Covid, tre farmaci a casa prima dei sintomi: l'idea di un medico
Aspirina, Eparina e Cortisone sono i tre farmaci da prendere prima dell'insorgenza dei sintomi: la teoria del dottor Spagnolo
Ci sono tre farmaci in grado di ridurre l’aggressività del Covid-19 e bloccarne alcuni degli effetti più letali, come ad esempio le patologie polmonari. I pazienti, però, dovrebbero essere trattati prima che si manifestino i sintomi. A dirlo, come riporta l’Agi, è il cardiochirurgo calabrese Salvatore Spagnolo.
Si tratta di Aspirina, Eparina e Cortisone: sono questi i tre farmaci che secondo Spagnolo andrebbero assunti come un vero e proprio trattamento a domicilio negli stadi iniziali della sindrome cassata dal coronavirus.
“Purtroppo – ha spiegato all’Agi il dottor Salvatore Spagnolo – i medici prescrivono i farmaci solo quando i pazienti si presentano da loro con la malattia in fase avanzata”.
Eparina contro il coronavirus: la spiegazione di Spagnolo
La teoria del cardiochirurgo è che la causa di morte nella patologia da Covid-19 non sia “solo una polmonite interstiziale ma anche un’embolia polmonare diffusa“, così è nata l’idea di somministrare l’Eparina.
Spagnolo, sulla questione, ha pubblicato anche un articolo sul Journal of Cardiology Research che però “non venne presa in considerazione e, solo a fine aprile, studi autoptici confermarono la presenza di trombi nei polmoni dei pazienti deceduti per Covid 19 e fu introdotta la terapia con eparina nei pazienti in terapia intensiva, ottenendo miglioramenti clinici”.
L’Eparina, sebbene secondo l’Aifa sia “un pilastro nel trattamento del Covid-19”, stando alle parole di Spagnolo è un farmaco attualmente “utilizzato solo nei pazienti ricoverati con segni di polmonite”.
Il ruolo del cortisone e dell’aspirina contro il Covid-19: lo studio
Insieme all’Eparina, per contrastare l’insorgenza dei processi infiammatori e trombotici secondo Spagnolo sarebbero utili anche Aspirina e Cortisone.

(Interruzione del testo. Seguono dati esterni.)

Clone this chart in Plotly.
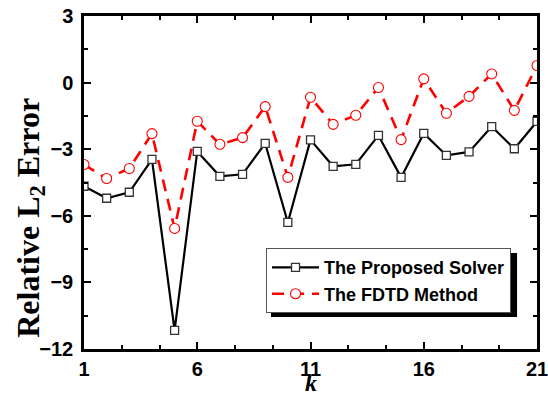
import plotly.graph_objects as go

# Relative L2 error (log scale exponent) versus mode index k
k = list(range(1, 22))
proposed_solver = [-4.67, -5.21, -4.94, -3.46, -11.16, -3.10, -4.22, -4.13, -2.74, -6.30,
                   -2.58, -3.77, -3.68, -2.38, -4.27, -2.29, -3.28, -3.12, -1.98, -2.98, -1.75]
fdtd_method = [-3.69, -4.32, -3.87, -2.30, -6.57, -1.74, -2.78, -2.48, -1.08, -4.27,
               -0.66, -1.88, -1.47, -0.22, -2.57, 0.17, -1.38, -0.62, 0.39, -1.25, 0.77]

x_ticks = [1, 6, 11, 16, 21]
y_ticks = [3, 0, -3, -6, -9, -12]

fig = go.Figure()

fig.add_trace(go.Scatter(
    x=k, y=proposed_solver, mode="lines+markers", name="The Proposed Solver",
    line=dict(color="black", width=2.2),
    marker=dict(symbol="square", size=8, color="white",
                line=dict(color="#333333", width=1.3)),
))
fig.add_trace(go.Scatter(
    x=k, y=fdtd_method, mode="lines+markers", name="The FDTD Method",
    line=dict(color="#ff0000", width=2.6, dash="12px,8px"),
    marker=dict(symbol="circle", size=10, color="white",
                line=dict(color="#ff0000", width=1.1)),
))

tick_font = dict(family="Liberation Sans", size=20, color="black", weight="bold")

fig.update_xaxes(
    range=[1, 21], tickvals=x_ticks, ticks="inside", ticklen=7, tickwidth=2,
    tickcolor="black", showline=True, linecolor="black", linewidth=2.5,
    mirror="allticks", showgrid=False, zeroline=False, tickfont=tick_font,
    automargin=False, ticklabeloverflow="allow", ticklabelstandoff=0,
    minor=dict(tick0=1, dtick=5 / 3, ticks="inside", ticklen=4, tickwidth=2,
               tickcolor="black", showgrid=False),
)
fig.update_yaxes(
    range=[-12, 3], tickvals=y_ticks, ticks="inside", ticklen=7, tickwidth=2,
    tickcolor="black", showline=True, linecolor="black", linewidth=2.5,
    mirror="allticks", showgrid=False, zeroline=False, tickfont=tick_font,
    automargin=False, ticklabeloverflow="allow", ticklabelstandoff=4,
    minor=dict(tick0=0, dtick=1.5, ticks="inside", ticklen=4, tickwidth=2,
               tickcolor="black", showgrid=False),
)

# axis titles
fig.add_annotation(
    text="<b>Relative L<sub>2</sub> Error</b>", textangle=-90,
    xref="paper", yref="paper", x=-0.12, y=0.393,
    xanchor="center", yanchor="middle", showarrow=False,
    font=dict(family="Liberation Serif", size=32, color="black"),
)
fig.add_annotation(
    text="<b><i>k</i></b>",
    xref="paper", yref="paper", x=0.5, y=-0.144,
    xanchor="center", yanchor="bottom", showarrow=False, borderpad=0,
    font=dict(family="Liberation Serif", size=24, color="black"),
)

# drop shadow behind the legend box
fig.add_shape(type="rect", xref="paper", yref="paper",
              x0=0.4128, x1=0.956, y0=0.096, y1=0.288,
              fillcolor="black", line=dict(width=0), layer="above")

fig.update_layout(
    width=548, height=397,
    margin=dict(l=84, r=11, t=16, b=48),
    plot_bgcolor="white", paper_bgcolor="white",
    legend=dict(x=0.4018, y=0.303, xanchor="left", yanchor="top",
                bgcolor="white", bordercolor="#555555", borderwidth=1,
                font=dict(family="Liberation Sans", size=18, color="black", weight="bold"),
                itemwidth=47, tracegroupgap=0),
    showlegend=True,
)

fig.write_html("out.html")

La conferma, sempre secondo il cardiochirurgo, è arrivata da uno studio dell’Università Americana del Maryland.
Il team di medici ha stimato, su 5mila ricoveri tra marzo e agosto, “un abbassamento della probabilità di morte dal 25.6% al 7.6%” usando questi farmaci. Anche uno studio dell’Alan Turing Institute su 21 mila pazienti ospedalizzati in Gran Bretagna, come ha ricordato Spagnolo, “ha documentato un calo dei tassi di mortalità di circa 20 punti”.